My experiences creating an in-kitchen voice application

Daniel Bigham

2009-02-26 17:43:02 UTC

The context here is that last year I wrote an application named "Grace" that
runs on a computer in the kitchen and can be interacted with via voice.

It has been a couple of months now using "Grace", so it's time to do some
evaluation of the technologies I've used to make this application work.

Here are the biggest challenges, the things that don't work well:

##Did you say something?##

An aspect of SAPI (5.1) that I have found very frustrating of late is how
increasingly often it interprets/recognizes non-vocal noise as if it were
speech. Back in January when I first starting using Grace, this was a
significant but manageable issue, but in the last couple of weeks it has made
Grace almost unusable in the noisy kitchen environment. Simply walking across
the room or opening a drawer causes SAPI to recognize the command "Grace".
Put a glass on the kitchen counter and it will recognize the sentence "Open
my inbox". This is where I draw the line: Behavior like that is ridiculous,
especially the later example. A couple of days ago I was making some bread
and chatting with Meredith, and apparently it heard the sentence "Open my
inbox" about 5 times.

I expect that one of the culprits here is that SAPI tries to "learn" over
time, adjusting its internal probabilities so that words or phrases that it
has heard more often are more likely to be recognized. The obvious problem
with this approach is that once you have used a command or phrase a few dozen
times, it becomes weighted so heavily that more and more often background
noise will match the word or phrase, to the point that you start seeing
behavior like I have described above. I believe there is a way to disable
this adaptation, which I will likely have to do, but there is a downside to
doing this, because I expect that for the most part, this adaptation has a
positive effect on recognition rates.

Overall, this is a commentary on where voice recognition technology is at
for use in environments that aren't perfectly quiet. If I were to assign a
grade on how well SAPI protects itself from recognizing noise as speech, it
would have to be an "F". More research needs to be done in this area.

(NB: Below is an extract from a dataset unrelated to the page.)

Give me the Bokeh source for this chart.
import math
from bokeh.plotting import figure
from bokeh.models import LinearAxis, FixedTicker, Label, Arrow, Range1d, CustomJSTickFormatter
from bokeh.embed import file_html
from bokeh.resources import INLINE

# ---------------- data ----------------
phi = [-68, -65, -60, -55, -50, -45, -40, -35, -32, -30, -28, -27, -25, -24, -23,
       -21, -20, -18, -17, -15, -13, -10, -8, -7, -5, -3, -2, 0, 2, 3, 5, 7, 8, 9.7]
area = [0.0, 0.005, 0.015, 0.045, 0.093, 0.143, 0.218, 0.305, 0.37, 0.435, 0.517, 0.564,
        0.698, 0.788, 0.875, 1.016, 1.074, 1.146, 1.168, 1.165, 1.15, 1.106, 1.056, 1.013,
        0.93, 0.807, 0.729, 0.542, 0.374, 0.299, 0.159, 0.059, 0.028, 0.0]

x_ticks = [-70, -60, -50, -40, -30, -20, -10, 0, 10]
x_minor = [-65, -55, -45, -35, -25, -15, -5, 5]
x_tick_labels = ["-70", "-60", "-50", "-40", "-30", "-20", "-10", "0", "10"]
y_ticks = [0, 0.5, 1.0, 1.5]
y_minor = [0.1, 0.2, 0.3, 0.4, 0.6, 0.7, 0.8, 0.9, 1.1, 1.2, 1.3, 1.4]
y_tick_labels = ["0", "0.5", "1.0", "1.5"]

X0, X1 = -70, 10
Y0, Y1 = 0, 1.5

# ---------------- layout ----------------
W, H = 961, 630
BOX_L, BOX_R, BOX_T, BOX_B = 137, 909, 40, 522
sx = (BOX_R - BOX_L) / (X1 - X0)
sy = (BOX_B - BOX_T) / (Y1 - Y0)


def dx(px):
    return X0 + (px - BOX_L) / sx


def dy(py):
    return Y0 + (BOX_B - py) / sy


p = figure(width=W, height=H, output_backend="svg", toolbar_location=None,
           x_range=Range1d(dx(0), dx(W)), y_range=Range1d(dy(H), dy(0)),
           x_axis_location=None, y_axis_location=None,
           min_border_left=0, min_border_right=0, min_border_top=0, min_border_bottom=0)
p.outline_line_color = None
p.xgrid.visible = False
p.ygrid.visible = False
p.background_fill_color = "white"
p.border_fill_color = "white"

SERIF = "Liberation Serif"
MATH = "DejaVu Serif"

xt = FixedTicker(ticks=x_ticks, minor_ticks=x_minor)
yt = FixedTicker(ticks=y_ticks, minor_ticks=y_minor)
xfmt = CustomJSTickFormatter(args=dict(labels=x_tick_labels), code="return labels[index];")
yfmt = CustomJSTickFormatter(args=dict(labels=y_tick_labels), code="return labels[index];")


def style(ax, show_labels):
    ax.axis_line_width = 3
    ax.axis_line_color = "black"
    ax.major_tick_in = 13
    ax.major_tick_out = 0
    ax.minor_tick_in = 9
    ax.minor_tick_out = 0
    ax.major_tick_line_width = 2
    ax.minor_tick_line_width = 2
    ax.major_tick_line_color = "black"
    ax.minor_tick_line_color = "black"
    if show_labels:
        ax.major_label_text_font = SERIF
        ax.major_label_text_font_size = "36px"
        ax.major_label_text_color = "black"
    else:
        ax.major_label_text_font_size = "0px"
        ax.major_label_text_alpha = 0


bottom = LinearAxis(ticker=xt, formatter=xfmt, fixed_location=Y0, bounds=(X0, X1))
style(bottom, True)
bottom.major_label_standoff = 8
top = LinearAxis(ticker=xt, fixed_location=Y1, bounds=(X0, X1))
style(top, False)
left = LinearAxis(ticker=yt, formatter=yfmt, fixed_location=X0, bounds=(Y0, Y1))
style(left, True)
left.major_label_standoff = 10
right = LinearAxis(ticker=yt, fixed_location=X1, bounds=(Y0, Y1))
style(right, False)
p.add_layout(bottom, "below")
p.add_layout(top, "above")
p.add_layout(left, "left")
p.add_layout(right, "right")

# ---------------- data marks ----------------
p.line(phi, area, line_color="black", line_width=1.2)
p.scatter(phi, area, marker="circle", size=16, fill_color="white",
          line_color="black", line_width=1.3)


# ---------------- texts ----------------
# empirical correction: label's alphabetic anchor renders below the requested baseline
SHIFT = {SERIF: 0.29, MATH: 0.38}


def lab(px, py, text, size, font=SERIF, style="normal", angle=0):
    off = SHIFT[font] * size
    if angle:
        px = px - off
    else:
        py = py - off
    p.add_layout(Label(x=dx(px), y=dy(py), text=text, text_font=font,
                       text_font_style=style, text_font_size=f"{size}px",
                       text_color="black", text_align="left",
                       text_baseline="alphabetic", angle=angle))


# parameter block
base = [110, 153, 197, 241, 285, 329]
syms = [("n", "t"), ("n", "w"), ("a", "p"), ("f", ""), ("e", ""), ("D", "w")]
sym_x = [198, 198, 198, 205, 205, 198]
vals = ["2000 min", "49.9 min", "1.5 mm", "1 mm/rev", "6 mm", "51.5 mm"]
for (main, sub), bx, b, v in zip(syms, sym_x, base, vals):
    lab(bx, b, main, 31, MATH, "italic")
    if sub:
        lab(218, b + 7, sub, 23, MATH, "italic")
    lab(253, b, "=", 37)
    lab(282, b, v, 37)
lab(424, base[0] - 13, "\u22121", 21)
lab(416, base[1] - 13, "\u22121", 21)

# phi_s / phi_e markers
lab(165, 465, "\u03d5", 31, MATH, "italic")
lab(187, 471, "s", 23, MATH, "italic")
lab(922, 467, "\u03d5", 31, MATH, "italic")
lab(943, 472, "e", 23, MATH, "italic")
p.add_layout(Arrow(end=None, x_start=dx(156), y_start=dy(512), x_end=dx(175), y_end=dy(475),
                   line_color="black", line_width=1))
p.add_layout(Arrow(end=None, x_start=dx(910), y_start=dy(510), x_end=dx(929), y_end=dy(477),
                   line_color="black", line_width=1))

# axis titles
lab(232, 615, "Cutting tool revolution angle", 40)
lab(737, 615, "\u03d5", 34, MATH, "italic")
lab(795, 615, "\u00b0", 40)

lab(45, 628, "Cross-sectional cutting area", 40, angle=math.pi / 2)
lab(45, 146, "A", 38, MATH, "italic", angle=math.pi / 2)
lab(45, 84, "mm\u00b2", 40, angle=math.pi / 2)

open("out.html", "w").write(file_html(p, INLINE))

##Keeping the monitor off##

Grace is primarily a voice interface: You speak a command or query, and it
speaks back the answer. To make this work, the computer needs to be running,
but there is no need for the monitor to be on until if and when information
needs to be displayed to the user. Indeed, in today's world where the
environment and energy conservation are important issues, it would be very
wasteful to have a computer monitor on all day when it's not needed.

There are Windows APIs that a program can use to put an LCD monitor into and
then later out of sleep mode, and at first glance, this seems to solve the
problem: The software can keep the monitor off until information needs to be
displayed, at which point, it can turn the monitor on. LCDs can come out of
standby mode within a second or two -- perfect, right?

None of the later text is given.